YOUR OBJECTIVE ->
Print the entries below exactly as they appear, from the first line up to and including the line with "import matplotlib.pyplot as plt". Do not print any pictures.

ENTRIES PROVIDED ->
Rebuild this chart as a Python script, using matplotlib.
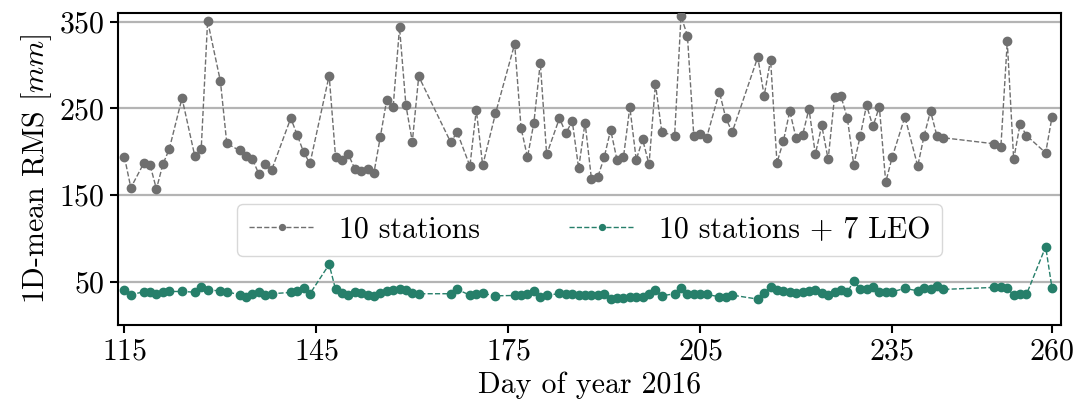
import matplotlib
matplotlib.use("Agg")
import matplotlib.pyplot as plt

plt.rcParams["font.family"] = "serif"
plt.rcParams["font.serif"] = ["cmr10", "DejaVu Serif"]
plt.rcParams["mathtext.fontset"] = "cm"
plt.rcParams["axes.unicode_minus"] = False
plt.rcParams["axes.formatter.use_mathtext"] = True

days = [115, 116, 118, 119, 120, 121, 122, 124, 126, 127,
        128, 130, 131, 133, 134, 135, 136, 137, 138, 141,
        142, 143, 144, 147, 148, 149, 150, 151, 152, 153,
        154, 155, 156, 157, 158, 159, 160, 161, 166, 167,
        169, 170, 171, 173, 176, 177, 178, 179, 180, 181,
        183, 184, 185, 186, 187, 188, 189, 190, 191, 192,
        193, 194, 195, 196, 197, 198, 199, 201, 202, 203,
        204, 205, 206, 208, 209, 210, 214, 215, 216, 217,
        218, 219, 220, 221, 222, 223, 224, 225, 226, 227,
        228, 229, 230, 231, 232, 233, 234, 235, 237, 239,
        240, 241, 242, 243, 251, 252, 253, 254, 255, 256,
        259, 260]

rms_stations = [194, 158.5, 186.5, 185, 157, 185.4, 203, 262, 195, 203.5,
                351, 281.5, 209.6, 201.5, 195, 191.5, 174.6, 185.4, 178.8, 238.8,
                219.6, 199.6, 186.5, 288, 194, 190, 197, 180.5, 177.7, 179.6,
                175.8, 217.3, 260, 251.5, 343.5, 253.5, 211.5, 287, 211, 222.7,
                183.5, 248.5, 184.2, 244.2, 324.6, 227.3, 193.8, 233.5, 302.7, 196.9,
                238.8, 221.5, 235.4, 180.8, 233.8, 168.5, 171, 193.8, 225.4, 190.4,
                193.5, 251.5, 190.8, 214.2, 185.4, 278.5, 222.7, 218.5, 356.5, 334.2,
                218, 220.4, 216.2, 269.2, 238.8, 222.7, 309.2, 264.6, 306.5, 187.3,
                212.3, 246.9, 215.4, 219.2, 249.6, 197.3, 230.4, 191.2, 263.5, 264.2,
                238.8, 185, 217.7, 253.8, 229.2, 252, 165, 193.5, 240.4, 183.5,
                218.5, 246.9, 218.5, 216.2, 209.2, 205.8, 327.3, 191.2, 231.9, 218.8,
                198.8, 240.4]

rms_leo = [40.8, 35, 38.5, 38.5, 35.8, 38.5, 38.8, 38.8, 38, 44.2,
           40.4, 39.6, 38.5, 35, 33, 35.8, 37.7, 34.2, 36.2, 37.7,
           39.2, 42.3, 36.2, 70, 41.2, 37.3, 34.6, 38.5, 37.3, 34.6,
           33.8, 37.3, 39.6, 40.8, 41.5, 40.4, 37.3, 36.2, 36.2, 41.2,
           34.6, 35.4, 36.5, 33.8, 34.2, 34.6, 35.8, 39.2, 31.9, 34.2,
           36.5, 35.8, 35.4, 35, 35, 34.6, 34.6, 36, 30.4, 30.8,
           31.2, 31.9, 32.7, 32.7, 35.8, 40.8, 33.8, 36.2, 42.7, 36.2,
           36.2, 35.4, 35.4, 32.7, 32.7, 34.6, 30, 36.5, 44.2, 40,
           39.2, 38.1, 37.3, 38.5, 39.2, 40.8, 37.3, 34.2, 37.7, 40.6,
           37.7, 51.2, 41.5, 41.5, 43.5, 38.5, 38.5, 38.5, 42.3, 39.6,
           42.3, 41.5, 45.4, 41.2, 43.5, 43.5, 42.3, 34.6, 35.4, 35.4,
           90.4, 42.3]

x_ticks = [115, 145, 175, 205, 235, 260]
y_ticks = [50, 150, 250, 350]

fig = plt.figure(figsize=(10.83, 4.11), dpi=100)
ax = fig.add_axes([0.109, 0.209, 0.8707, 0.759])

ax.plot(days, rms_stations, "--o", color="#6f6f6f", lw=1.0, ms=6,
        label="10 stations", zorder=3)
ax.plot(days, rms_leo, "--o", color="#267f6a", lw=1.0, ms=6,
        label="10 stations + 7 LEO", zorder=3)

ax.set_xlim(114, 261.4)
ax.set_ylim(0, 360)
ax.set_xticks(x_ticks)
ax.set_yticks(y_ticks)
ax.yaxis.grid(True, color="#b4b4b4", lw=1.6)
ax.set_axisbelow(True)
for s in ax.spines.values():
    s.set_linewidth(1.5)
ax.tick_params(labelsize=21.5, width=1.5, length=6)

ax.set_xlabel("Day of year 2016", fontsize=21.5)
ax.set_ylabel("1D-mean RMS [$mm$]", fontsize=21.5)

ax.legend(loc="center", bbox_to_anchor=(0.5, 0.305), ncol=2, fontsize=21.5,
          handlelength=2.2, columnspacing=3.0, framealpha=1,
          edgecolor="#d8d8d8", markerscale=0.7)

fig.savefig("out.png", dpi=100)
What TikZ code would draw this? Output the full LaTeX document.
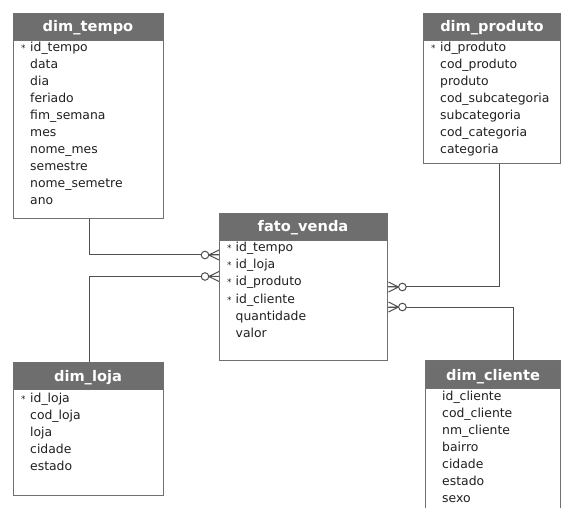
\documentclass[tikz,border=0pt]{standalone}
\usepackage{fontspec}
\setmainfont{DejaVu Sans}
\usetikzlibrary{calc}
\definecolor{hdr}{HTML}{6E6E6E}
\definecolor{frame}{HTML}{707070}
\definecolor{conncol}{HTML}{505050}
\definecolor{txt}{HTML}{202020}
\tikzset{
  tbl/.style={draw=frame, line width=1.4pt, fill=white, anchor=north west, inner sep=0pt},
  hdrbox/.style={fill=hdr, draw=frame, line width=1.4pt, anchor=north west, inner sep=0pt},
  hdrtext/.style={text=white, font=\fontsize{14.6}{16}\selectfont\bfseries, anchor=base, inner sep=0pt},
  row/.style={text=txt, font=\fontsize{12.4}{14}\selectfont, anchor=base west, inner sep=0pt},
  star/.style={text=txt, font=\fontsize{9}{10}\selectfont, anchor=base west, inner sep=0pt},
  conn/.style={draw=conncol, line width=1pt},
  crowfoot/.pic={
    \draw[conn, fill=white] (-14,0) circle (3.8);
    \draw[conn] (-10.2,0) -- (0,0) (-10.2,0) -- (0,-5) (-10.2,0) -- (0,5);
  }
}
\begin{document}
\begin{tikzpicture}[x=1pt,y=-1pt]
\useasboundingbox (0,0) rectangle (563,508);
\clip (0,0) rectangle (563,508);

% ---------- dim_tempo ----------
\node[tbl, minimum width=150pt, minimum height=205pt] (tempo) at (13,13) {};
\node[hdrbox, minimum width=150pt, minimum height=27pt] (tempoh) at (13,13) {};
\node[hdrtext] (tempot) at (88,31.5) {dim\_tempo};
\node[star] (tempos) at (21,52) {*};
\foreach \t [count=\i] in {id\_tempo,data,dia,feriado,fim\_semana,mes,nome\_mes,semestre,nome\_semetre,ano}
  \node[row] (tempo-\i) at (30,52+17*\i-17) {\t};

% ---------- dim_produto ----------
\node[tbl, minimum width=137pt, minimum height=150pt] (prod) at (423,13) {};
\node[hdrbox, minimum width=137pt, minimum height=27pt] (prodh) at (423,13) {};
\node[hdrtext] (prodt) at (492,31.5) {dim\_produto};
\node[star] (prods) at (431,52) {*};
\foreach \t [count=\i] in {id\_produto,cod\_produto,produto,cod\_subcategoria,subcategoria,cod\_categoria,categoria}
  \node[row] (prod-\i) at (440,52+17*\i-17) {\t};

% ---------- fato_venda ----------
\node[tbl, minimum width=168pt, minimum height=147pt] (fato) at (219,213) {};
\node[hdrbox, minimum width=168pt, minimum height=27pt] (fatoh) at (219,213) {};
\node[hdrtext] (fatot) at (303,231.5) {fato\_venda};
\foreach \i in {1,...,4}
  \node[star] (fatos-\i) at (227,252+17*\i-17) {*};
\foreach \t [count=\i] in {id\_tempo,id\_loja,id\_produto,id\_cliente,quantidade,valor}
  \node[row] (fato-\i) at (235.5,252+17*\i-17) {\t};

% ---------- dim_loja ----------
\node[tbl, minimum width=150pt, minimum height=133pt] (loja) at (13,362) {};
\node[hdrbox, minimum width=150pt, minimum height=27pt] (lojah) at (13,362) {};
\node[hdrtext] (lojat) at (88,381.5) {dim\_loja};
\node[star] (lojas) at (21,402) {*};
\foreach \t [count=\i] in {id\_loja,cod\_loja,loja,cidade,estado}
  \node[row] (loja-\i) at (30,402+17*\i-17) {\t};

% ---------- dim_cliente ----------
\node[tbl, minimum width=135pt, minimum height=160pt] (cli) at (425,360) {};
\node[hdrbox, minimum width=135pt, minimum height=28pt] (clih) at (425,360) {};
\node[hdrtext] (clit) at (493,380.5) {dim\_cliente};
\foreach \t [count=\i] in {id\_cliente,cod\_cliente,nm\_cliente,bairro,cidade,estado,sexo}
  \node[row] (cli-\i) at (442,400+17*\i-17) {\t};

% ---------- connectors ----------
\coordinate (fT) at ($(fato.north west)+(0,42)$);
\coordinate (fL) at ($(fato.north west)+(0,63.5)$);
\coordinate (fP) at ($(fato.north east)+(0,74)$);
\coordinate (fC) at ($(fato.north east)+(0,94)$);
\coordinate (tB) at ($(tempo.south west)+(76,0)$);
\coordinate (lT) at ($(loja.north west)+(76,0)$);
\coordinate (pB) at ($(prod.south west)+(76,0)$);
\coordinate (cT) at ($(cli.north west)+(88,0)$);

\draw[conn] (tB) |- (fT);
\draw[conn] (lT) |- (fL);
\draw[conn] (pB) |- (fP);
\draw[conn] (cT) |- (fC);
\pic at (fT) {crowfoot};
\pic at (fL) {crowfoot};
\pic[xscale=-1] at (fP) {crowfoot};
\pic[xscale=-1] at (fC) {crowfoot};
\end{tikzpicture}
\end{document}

THE OUTPUT ->
Rebuild this chart as a Python script, using matplotlib.
import matplotlib
matplotlib.use("Agg")
import matplotlib.pyplot as plt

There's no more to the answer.